If we could make the conscious decision that every time we found ourselves in comparison with others, to stop the comparison immediately, we could step into higher self-esteem and happier, healthier lives. And that means ending the comparisons where we have less than others as well as the times when we have more. It must be both.
We don’t get a chance to boost our egos by thinking we are superior because we aren’t. Eventually, we will return to the notion that we are inferior to others, which means we’re back to exactly where we started.
Ultimately, when you continue this process for some time, you will eventually experience what you’ve probably always known: We’re all equal in value and no one is more valuable than anyone else.
The reason someone becomes the richest person in the world is because they solve more problems for more people than everyone else.

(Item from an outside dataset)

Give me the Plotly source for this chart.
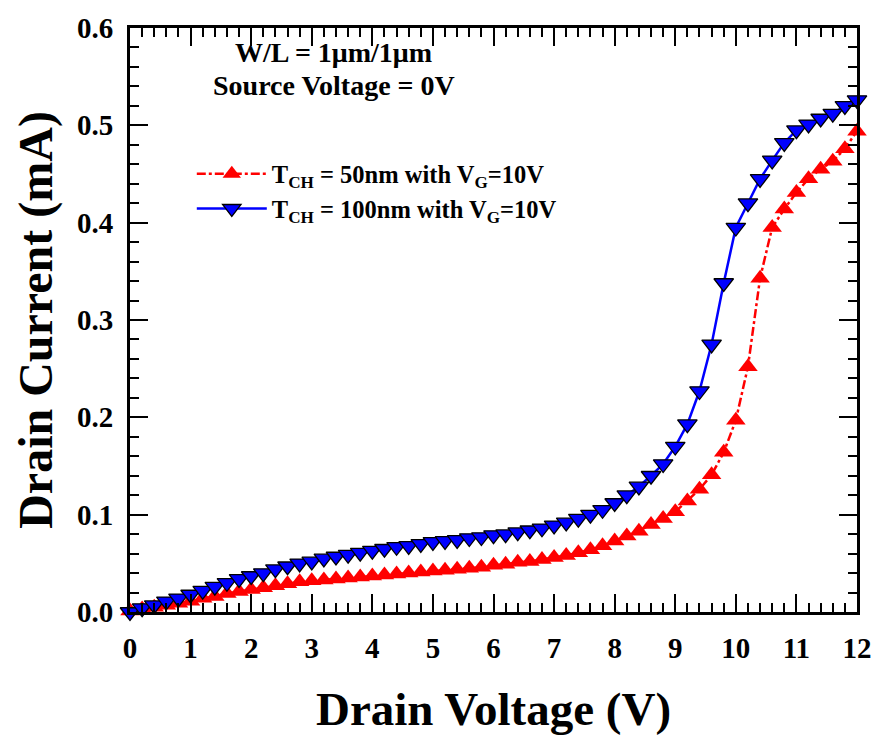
import plotly.graph_objects as go

vd = [round(i * 0.2, 1) for i in range(61)]

id_100nm = [0.000, 0.004, 0.007, 0.011, 0.014, 0.018, 0.022, 0.026, 0.030, 0.034,
            0.037, 0.040, 0.044, 0.047, 0.050, 0.052, 0.055, 0.057, 0.059, 0.061,
            0.063, 0.065, 0.067, 0.068, 0.070, 0.072, 0.073, 0.074, 0.076, 0.077,
            0.079, 0.080, 0.082, 0.084, 0.086, 0.089, 0.092, 0.096, 0.100, 0.105,
            0.112, 0.120, 0.129, 0.140, 0.152, 0.170, 0.193, 0.227, 0.275, 0.338,
            0.395, 0.420, 0.445, 0.464, 0.482, 0.495, 0.501, 0.507, 0.512, 0.520,
            0.526]

id_50nm = [0.001, 0.003, 0.005, 0.007, 0.009, 0.011, 0.014, 0.016, 0.019, 0.021,
           0.023, 0.025, 0.027, 0.029, 0.031, 0.032, 0.033, 0.034, 0.035, 0.036,
           0.037, 0.038, 0.039, 0.040, 0.041, 0.042, 0.043, 0.044, 0.045, 0.046,
           0.048, 0.049, 0.051, 0.052, 0.054, 0.056, 0.058, 0.061, 0.064, 0.068,
           0.073, 0.078, 0.083, 0.090, 0.096, 0.103, 0.114, 0.126, 0.141, 0.164,
           0.197, 0.252, 0.343, 0.395, 0.414, 0.431, 0.445, 0.455, 0.463, 0.476,
           0.494]

x_ticks = list(range(0, 13))
y_ticks = [0.0, 0.1, 0.2, 0.3, 0.4, 0.5, 0.6]
y_tick_labels = ["0.0", "0.1", "0.2", "0.3", "0.4", "0.5", "0.6"]

FONT = "Liberation Serif"

fig = go.Figure()
fig.add_trace(go.Scatter(
    x=vd, y=id_50nm, mode="lines+markers",
    name="T<sub>CH</sub> = 50nm with V<sub>G</sub>=10V",
    line=dict(color="#ff0000", width=2.5, dash="dashdot"),
    marker=dict(symbol="triangle-up", size=17, color="#ff0000",
                line=dict(color="#ff0000", width=0)),
    cliponaxis=False,
))
fig.add_trace(go.Scatter(
    x=vd, y=id_100nm, mode="lines+markers",
    name="T<sub>CH</sub> = 100nm with V<sub>G</sub>=10V",
    line=dict(color="#0000ff", width=2.5),
    marker=dict(symbol="triangle-down", size=17, color="#0000ff",
                line=dict(color="black", width=1.3)),
    cliponaxis=False,
))

axis_common = dict(
    showline=True, linecolor="black", linewidth=3, mirror="allticks",
    ticks="inside", ticklen=18, tickwidth=2, tickcolor="black",
    showgrid=False, zeroline=False,
    tickfont=dict(family=FONT, size=29, color="black", weight="bold"),
)

fig.update_xaxes(
    range=[0, 12], tickvals=x_ticks, ticktext=[str(v) for v in x_ticks],
    title=dict(text="<b>Drain Voltage (V)</b>", font=dict(family=FONT, size=47, color="black"), standoff=30),
    minor=dict(ticks="inside", ticklen=9, tickwidth=1.5, tickcolor="black", dtick=0.2),
    ticklabelstandoff=8,
    **axis_common,
)
fig.update_yaxes(
    range=[0, 0.6], tickvals=y_ticks, ticktext=y_tick_labels,
    title=dict(text="<b>Drain Current (mA)</b>", font=dict(family=FONT, size=48, color="black"), standoff=10),
    minor=dict(ticks="inside", ticklen=9, tickwidth=1.5, tickcolor="black", dtick=0.02),
    ticklabelstandoff=8,
    **axis_common,
)

fig.add_annotation(text="<b>W/L = 1μm/1μm</b>", xref="paper", yref="paper",
                   x=0.28, y=0.958, xanchor="center", yanchor="middle", showarrow=False,
                   font=dict(family=FONT, size=28, color="black"))
fig.add_annotation(text="<b>Source Voltage = 0V</b>", xref="paper", yref="paper",
                   x=0.28, y=0.902, xanchor="center", yanchor="middle", showarrow=False,
                   font=dict(family=FONT, size=28, color="black"))

fig.update_layout(
    width=884, height=740,
    margin=dict(l=130, r=21, t=20, b=128),
    paper_bgcolor="white", plot_bgcolor="white",
    showlegend=True,
    legend=dict(x=0.085, y=0.789, xanchor="left", yanchor="top",
                bgcolor="rgba(0,0,0,0)",
                font=dict(family=FONT, size=24.5, color="black", weight="bold"),
                itemwidth=70, tracegroupgap=6),
)

fig.write_html("out.html")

The reason someone gets voted the most attractive is because the standards of beauty set up by that society were seen the most in that specific person. The reason someone is regarded as the most talented, the most giving, the best dressed or anything else in life is because they demonstrate those things the most and/or the best.
That doesn’t mean that you don’t also possess talent(s). You may play a very niche role that is highly important but not as visible because you cater for a specific audience. You may actually be more beloved and revered because you are so specific.
Thankfully, it doesn’t really matter. The point is that no one has any reason to think that they are generally inferior to anyone and naturally, no one is generally superior to anyone.
The sooner we can rid ourselves of the delusion that our inherent worth is determined by superiority/inferiority, the better.
It’s a pretty tall order but it’s one we need to commit to if we want a better life and a better society.